Even this simple example was not entirely straightforward,
especially that "little computation" part. The following example
takes a more careful approach so that we can deal with any
linear model.
EXAMPLE: This time we start with a linear model in the general form $$ y = X \beta + \epsilon. $$ Obtain REML of $\sigma^2$ by applying ML on $ e.$
SOLUTION: We know that $ e = (I-P_X) y\in \col(I-P_X).$ We shall remove redundancy from $ e$ cleverly this time. We shall take any ONB of $\col(I-P_X),$ and stack the vectors as columns to create a matrix $B_{n\times (n-r)}.$ Though $ e$ consists of $n$ numbers, yet expressed w.r.t. this basis there are only $n-r$ numbers, $w_1,...,w_{n-r}.$ If we write $w = (w_1,...,w_{n-r})',$ then $w = B' e.$ Since $B'P = O,$ hence $w = B' e = B'(I-P_X) y = B'y.$ So $w\sim N(0,\sigma^2 B'B) = N(0,\sigma^2 I_{n-r}).$ See the advantage of being clever while removing the redundancy? The log-likelihood based on $w$ is $$ \ell(\sigma^2) = \log \sigma^2 + \frac{w'w}{\sigma^2}. $$ Solving $\ell'(\sigma^2) = 0,$ we immediately get $$ \h \sigma^2 = \frac{w'w}{n-r} = \frac{e'e}{n-r}, $$ as expected.

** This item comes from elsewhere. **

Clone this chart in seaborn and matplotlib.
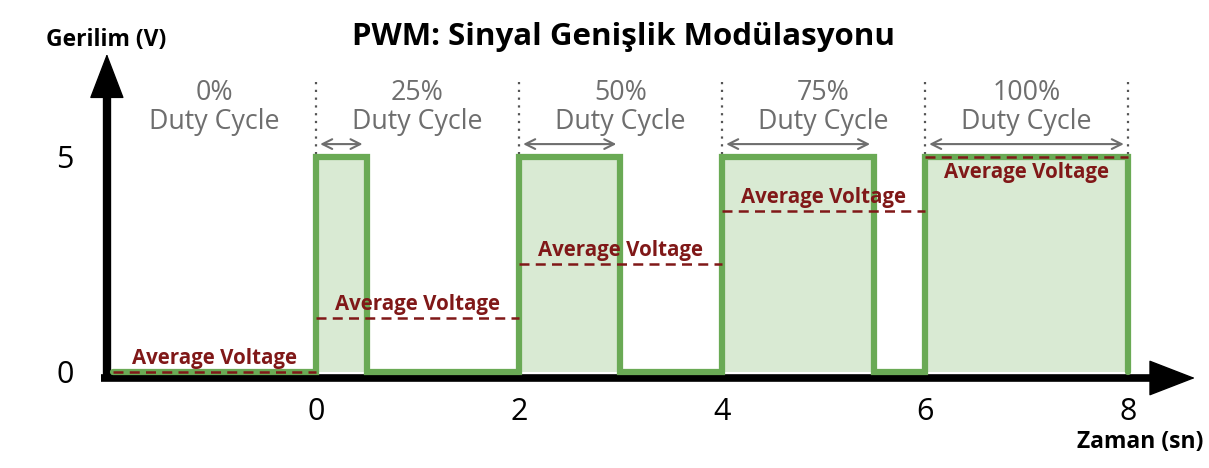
# %% Imports
import numpy as np
import matplotlib.pyplot as plt
import seaborn as sns

# %% data
duty_labels = ["0%", "25%", "50%", "75%", "100%"]
period_start = [-2, 0, 2, 4, 6]
period_end = [0, 2, 4, 6, 8]
high_time = [0, 0.5, 1.0, 1.5, 2.0]
avg_voltage = [0, 1.25, 2.5, 3.75, 5]

# PWM waveform (time in sn, voltage in V)
time = [-2, 0, 0, 0.5, 0.5, 2, 2, 3, 3, 4, 4, 5.5, 5.5, 6, 6, 8, 8]
volt = [0, 0, 5, 5, 0, 0, 5, 5, 0, 0, 5, 5, 0, 0, 5, 5, 0]

x_ticks = [0, 2, 4, 6, 8]
y_ticks = [0, 5]

GREEN = "#6aaa55"
FILL = "#d9ead3"
RED = "#801818"
GRAY = "#6e6e6e"

# %% style
sns.set_style("white")
plt.rcParams["font.family"] = ["Open Sans", "DejaVu Sans"]
plt.rcParams["text.color"] = "black"
plt.rcParams["xtick.color"] = "black"
plt.rcParams["ytick.color"] = "black"

fig = plt.figure(figsize=(12.09, 4.68), dpi=100)
ax = fig.add_axes([0, 0, 1, 1])
ax.set_xlim(-3.113, 8.798)
ax.set_ylim(-2.233, 8.651)

# signal
ax.fill_between(time, volt, 0, color=FILL, lw=0, zorder=1)
sns.lineplot(x=time, y=volt, estimator=None, sort=False, color=GREEN, lw=4.5, ax=ax, zorder=3)
for ln in ax.get_lines():
    ln.set_solid_joinstyle("miter")

# period borders
ax.vlines(period_end, 0, 6.8, colors="#555555", linestyles=(0, (1, 2.5)), lw=1.6, zorder=2)

# average voltage lines + labels
ax.hlines(avg_voltage, period_start, period_end, colors=RED, linestyles=(0, (4, 2.5)), lw=1.8, zorder=4)
for s, e, a in zip(period_start, period_end, avg_voltage):
    mid = (s + e) / 2
    if a < 5:
        ax.text(mid, a + 0.19, "Average Voltage", ha="center", va="baseline",
                fontsize=14.8, weight="bold", color=RED, zorder=5)
    else:
        ax.text(mid, a - 0.12, "Average Voltage", ha="center", va="top",
                fontsize=14.8, weight="bold", color=RED, zorder=5)

# duty cycle labels + width arrows
for s, e, h, d in zip(period_start, period_end, high_time, duty_labels):
    ax.text((s + e) / 2, 6.16, f"{d}\nDuty Cycle", ha="center", va="center",
            fontsize=19.3, color=GRAY, linespacing=1.05)
    if h > 0:
        ax.annotate("", xy=(s + h, 5.3), xytext=(s, 5.3),
                    arrowprops=dict(arrowstyle="<->,head_length=0.7,head_width=0.35",
                                    color=GRAY, lw=1.5, shrinkA=3, shrinkB=3))

# axes with arrows
for side in ["top", "right"]:
    ax.spines[side].set_visible(False)
ax.spines["left"].set_position(("data", -2.06))
ax.spines["left"].set_bounds(-0.22, 7.0)
ax.spines["left"].set_linewidth(6)
ax.spines["bottom"].set_position(("data", -0.14))
ax.spines["bottom"].set_bounds(-2.12, 8.3)
ax.spines["bottom"].set_linewidth(5.5)
for side in ["left", "bottom"]:
    ax.spines[side].set_color("black")
    ax.spines[side].set_capstyle("butt")

ax.annotate("", xy=(-2.06, 7.4), xytext=(-2.06, 6.8),
            arrowprops=dict(arrowstyle="-|>,head_length=3,head_width=1.15",
                            color="black", lw=1, shrinkA=0, shrinkB=0))
ax.annotate("", xy=(8.66, -0.14), xytext=(8.2, -0.14),
            arrowprops=dict(arrowstyle="-|>,head_length=3.1,head_width=1.2",
                            color="black", lw=1, shrinkA=0, shrinkB=0))

ax.set_xticks(x_ticks)
ax.set_yticks(y_ticks)
ax.tick_params(axis="x", length=11, width=3, pad=3, labelsize=22, direction="out")
ax.tick_params(axis="y", length=16, width=2, pad=8, labelsize=22, direction="out")
ax.grid(False)

# titles
fig.text(624 / 1209, 1 - 37 / 468, "PWM: Sinyal Genişlik Modülasyonu",
         ha="center", va="center", fontsize=22.5, weight="bold")
fig.text(106 / 1209, 1 - 40 / 468, "Gerilim (V)", ha="center", va="center",
         fontsize=16.5, weight="bold")
fig.text(1140 / 1209, 1 - 442 / 468, "Zaman (sn)", ha="center", va="center",
         fontsize=16.5, weight="bold")

fig.savefig("out.png", dpi=100)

Such an nice analytical expression was possible because we
assumed the dispersion matrix of $\epsilon $ to
be $\sigma^2 I.$ Had we assumed it to be
some $\Sigma(\theta),$ where $\theta$ is unknown (but
the form of $\Sigma(\cdot)$ being known), we would face a
bit more trouble.
First, $\h \beta $ may not have a closed-form expression any
more. The maximisation w.r.t. $\beta$ and $\theta$ are
entangled together. We shall proceed step by step: Let $\h
\beta(\theta)$ be the likelihood maximiser for a given $\theta.$
We shall apply ML on $e(\theta) = y-X \beta(\theta).$
$$
\ell(\theta) = \log |\Sigma(\theta)| + w' \Sigma(\theta) ^{-1} w.
$$
After this, REML has to proceed numerically.
weight length 1 23.1 1 23.0 2 25.3 2 25.5 3 26.9 3 27.1 4 29.7 4 29.8 5 31.9 5 31.9We want to fit the regression model $y_i = \alpha + \beta x_i + \epsilon_i,$ where $x$ is the weight hung from a spring, and $y$ is the resulting length of the spring. We assume that $\epsilon_i$'s have $N(0, \sigma^2)$ distribution for some unknown $\sigma^2>0,$ and that measurements involving the same weights are correlated with unknown correlation $\rho\in[-1,1].$ Estimate all the parameters ($\alpha,\beta,\sigma^2,\rho$) using any of the techniques discussed in this page.